Grande será el gozo de los santos en aquel día cuando el Señor vindicará su Majestad, ejercerá su poderoso dominio, magnificará su justicia, y derrotará a los rebeldes orgullosos que se han atrevido a desafiarle. “Si mirares a los pecados, ¿quién oh, Señor, podrá mantenerse?” (Sal. 130:3). Haremos bien en hacernos esta pregunta, porque está escrito que “no se levantarán los malos en el juicio” (Sal. 1:5).
¡Qué agitada y angustiada estaba el alma de Cristo bajo el peso de las iniquidades de los suyos que Dios le imputaba al morir! Su agonía cruel, su sudor de sangre, su gran clamor y súplica (Heb. 5:7), su reiterado ruego “si es posible, pase de mi este vaso”, su último grito aterrador “Dios mío, Dios mío, ¿porqué me has desamparado?”,
Todo ello muestra que terrible era el temor que sentía por lo que significa el que Dios “mire a los pecados”. ¡Bien pueden clamar los pobres pecadores: “Señor ¿quién podrá mantenerse?”, cuando el mismo hijo de Dios tembló así bajo el peso de su ira!, Si ustedes no se han “afianzado de la esperanza” que es en Cristo, el único salvador, “¿Qué harán en la espesura del Jordán?” (Jer. 12:5).

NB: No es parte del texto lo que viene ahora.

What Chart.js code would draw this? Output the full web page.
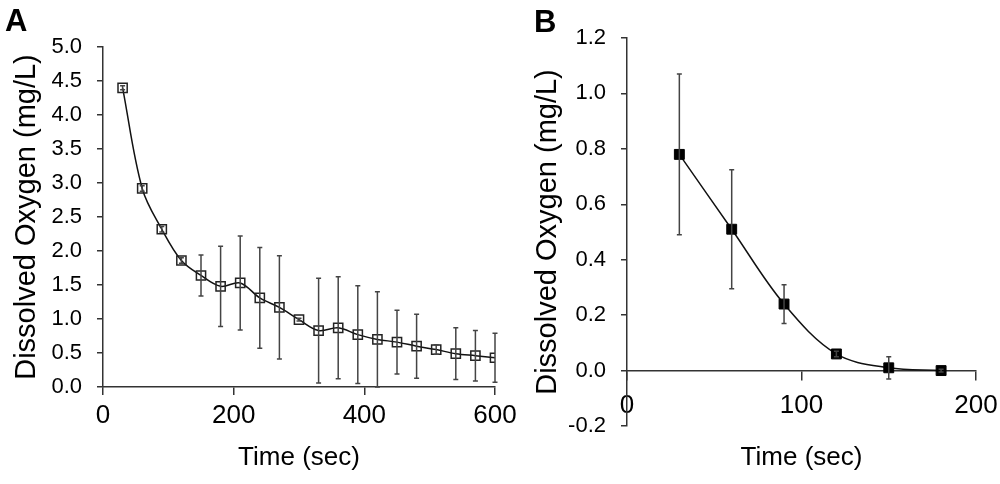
<!DOCTYPE html>
<html>
<head>
<meta charset="utf-8">
<script src="https://cdn.jsdelivr.net/npm/chart.js@4.4.1/dist/chart.umd.min.js"></script>
<style>
  html, body { margin: 0; padding: 0; background: #fff; }
  .panel { position: absolute; top: 0; height: 484px; }
  .tag { position: absolute; font: bold 31px 'Liberation Sans', Arial, sans-serif; line-height: 1; color: #000; }
</style>
</head>
<body>
<div class="panel" style="left:0;width:520px;"><canvas id="chartA"></canvas></div>
<div class="panel" style="left:520px;width:480px;"><canvas id="chartB"></canvas></div>
<div class="tag" style="left:5px;top:5px;">A</div>
<div class="tag" style="left:534px;top:6px;">B</div>
<script>
// panel A
const timeA = [30, 60, 90, 120, 150, 180, 210, 240, 270, 300, 330, 360, 390, 420, 450, 480, 510, 540, 570, 600];
const oxygenA = [4.40, 2.92, 2.32, 1.86, 1.64, 1.48, 1.53, 1.31, 1.17, 0.99, 0.83, 0.87, 0.77, 0.70, 0.66, 0.60, 0.55, 0.49, 0.46, 0.43];
const errA = [0.03, 0.04, 0.04, 0.04, 0.30, 0.59, 0.69, 0.74, 0.76, 0.02, 0.77, 0.75, 0.72, 0.70, 0.47, 0.47, 0.07, 0.38, 0.37, 0.36];
const xTicksA = [0, 200, 400, 600];
const yTicksA = [0, 0.5, 1, 1.5, 2, 2.5, 3, 3.5, 4, 4.5, 5];

// panel B
const timeB = [30, 60, 90, 120, 150, 180];
const oxygenB = [0.78, 0.51, 0.24, 0.06, 0.01, 0.00];
const errB = [0.29, 0.215, 0.07, 0.01, 0.04, 0.005];
const xTicksB = [0, 100, 200];
const yTicksB = [-0.2, 0, 0.2, 0.4, 0.6, 0.8, 1.0, 1.2];

const axisColor = '#333';
const tickFont = { family: "'Liberation Sans', Arial, sans-serif", size: 22 };
const narrowFont = "'Liberation Sans Narrow', 'Arial Narrow', 'Liberation Sans', Arial, sans-serif";

const errorBars = {
  id: 'errorBars',
  afterDatasetsDraw(chart) {
    const { ctx, scales: { x, y } } = chart;
    const ds = chart.data.datasets[0];
    ctx.save();
    ctx.strokeStyle = '#444';
    ctx.lineWidth = 1.5;
    ds.data.forEach((p, i) => {
      const e = ds.errors[i];
      const px = x.getPixelForValue(p.x);
      const top = y.getPixelForValue(p.y + e);
      const bot = y.getPixelForValue(p.y - e);
      ctx.beginPath();
      ctx.moveTo(px, top); ctx.lineTo(px, bot);
      ctx.moveTo(px - 2.5, top); ctx.lineTo(px + 2.5, top);
      ctx.moveTo(px - 2.5, bot); ctx.lineTo(px + 2.5, bot);
      ctx.stroke();
    });
    ctx.restore();
  }
};

function fixed(list) {
  return scale => { scale.ticks = list.map(v => ({ value: v })); };
}
function noPad(w, h) {
  return scale => {
    if (w !== undefined) scale.width = w;
    if (h !== undefined) scale.height = h;
    scale.paddingLeft = 0; scale.paddingRight = 0;
    scale.paddingTop = 0; scale.paddingBottom = 0;
  };
}
function yTitle(pad) {
  return {
    display: true, text: 'Dissolved Oxygen (mg/L)', color: '#000',
    font: { family: "'Liberation Sans', Arial, sans-serif", size: 29 },
    padding: { top: pad, bottom: 0 }
  };
}
function xTitle() {
  return {
    display: true, text: 'Time (sec)', color: '#000',
    font: { family: narrowFont, size: 26 },
    padding: { top: 0, bottom: 11 }
  };
}

// Chart A
new Chart(document.getElementById('chartA'), {
  type: 'line',
  data: {
    datasets: [{
      data: timeA.map((t, i) => ({ x: t, y: oxygenA[i] })),
      errors: errA,
      borderColor: '#111',
      borderWidth: 1.5,
      tension: 0.35,
      fill: false,
      pointStyle: 'rect',
      pointRadius: 6.5,
      pointBorderWidth: 1.5,
      pointBorderColor: '#222',
      pointBackgroundColor: 'rgba(255,255,255,0)'
    }]
  },
  options: {
    responsive: true,
    maintainAspectRatio: false,
    animation: false,
    layout: { padding: { top: 47, right: 25, bottom: 0, left: 0 } },
    plugins: { legend: { display: false }, tooltip: { enabled: false } },
    scales: {
      x: {
        type: 'linear', min: 0, max: 600,
        afterBuildTicks: fixed(xTicksA),
        afterFit: noPad(undefined, 97),
        border: { color: axisColor, width: 1.5 },
        grid: { drawOnChartArea: false, color: axisColor, lineWidth: 1.5, tickLength: 8 },
        ticks: { color: '#000', font: { family: narrowFont, size: 26 }, padding: 5, maxRotation: 0 },
        title: xTitle()
      },
      y: {
        min: 0, max: 5,
        afterBuildTicks: fixed(yTicksA),
        afterFit: noPad(103, undefined),
        border: { color: axisColor, width: 1.5 },
        grid: { drawOnChartArea: false, color: axisColor, lineWidth: 1.5, tickLength: 6 },
        ticks: { color: '#000', font: tickFont, padding: 15, callback: v => v.toFixed(1) },
        title: yTitle(10)
      }
    }
  },
  plugins: [errorBars]
});

// Chart B
new Chart(document.getElementById('chartB'), {
  type: 'line',
  data: {
    datasets: [{
      data: timeB.map((t, i) => ({ x: t, y: oxygenB[i] })),
      errors: errB,
      borderColor: '#111',
      borderWidth: 1.5,
      tension: 0.35,
      fill: false,
      pointStyle: 'rect',
      pointRadius: 7,
      pointBorderWidth: 1,
      pointBorderColor: '#000',
      pointBackgroundColor: '#000'
    }]
  },
  options: {
    responsive: true,
    maintainAspectRatio: false,
    animation: false,
    layout: { padding: { top: 38, right: 24, bottom: 0, left: 0 } },
    plugins: { legend: { display: false }, tooltip: { enabled: false } },
    scales: {
      x: {
        type: 'linear', min: 0, max: 200,
        position: { y: 0 },
        afterBuildTicks: fixed(xTicksB),
        afterFit: noPad(),
        border: { color: axisColor, width: 1.5 },
        grid: { drawOnChartArea: false, color: axisColor, lineWidth: 1.5, tickLength: 9 },
        ticks: { color: '#000', font: { family: narrowFont, size: 26 }, padding: 11, maxRotation: 0 }
      },
      xTitle: {
        type: 'linear', position: 'bottom', min: 0, max: 1,
        afterFit: noPad(undefined, 58),
        border: { display: false },
        grid: { display: false },
        ticks: { display: false },
        title: xTitle()
      },
      y: {
        min: -0.2, max: 1.2,
        afterBuildTicks: fixed(yTicksB),
        afterFit: noPad(107, undefined),
        border: { color: axisColor, width: 1.5 },
        grid: { drawOnChartArea: false, color: axisColor, lineWidth: 1.5, tickLength: 6 },
        ticks: { color: '#000', font: tickFont, padding: 15, callback: v => v.toFixed(1) },
        title: yTitle(11)
      }
    }
  },
  plugins: [errorBars]
});
</script>
</body>
</html>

El gran Dios, pudiendo destruir a todos sus enemigos con una palabra de su boca, es indulgente con ellos y provee a sus necesidades. No es extraño de él, que hace bien a los ingratos y malvados, nos mande bendecir a los que nos maldicen. Pero no piensen los pecadores, que escaparán; el molino de Dios va despacio, pero muele muy fino; cuanto más admirable, sea ahora su paciencia y benignidad, más terrible e insostenible será el furor que su bondad profanada causará.
No hay nada tan suave como el mar, sin embargo, cuando es sacudido por la tempestad nada puede rugir tan violentamente. No hay nada tan dulce como la paciencia y la bondad de Dios, ni nada tan terrible como su ira cuando se enciende”. Así que, “huyamos” hacia Cristo; “huye de la ira que vendrá” (Mat. 3:7) antes que sea demasiado tarde.
Es necesario que pensemos que esta exhortación no va dirigido a alguna otra persona. ¡Va dirigida a nosotros! No nos contentemos con pensar que ya nos hemos entregado a Cristo. ¡Asegurémonos de ello! Pidamos al Señor que escudriñe nuestro corazón y que lo revele.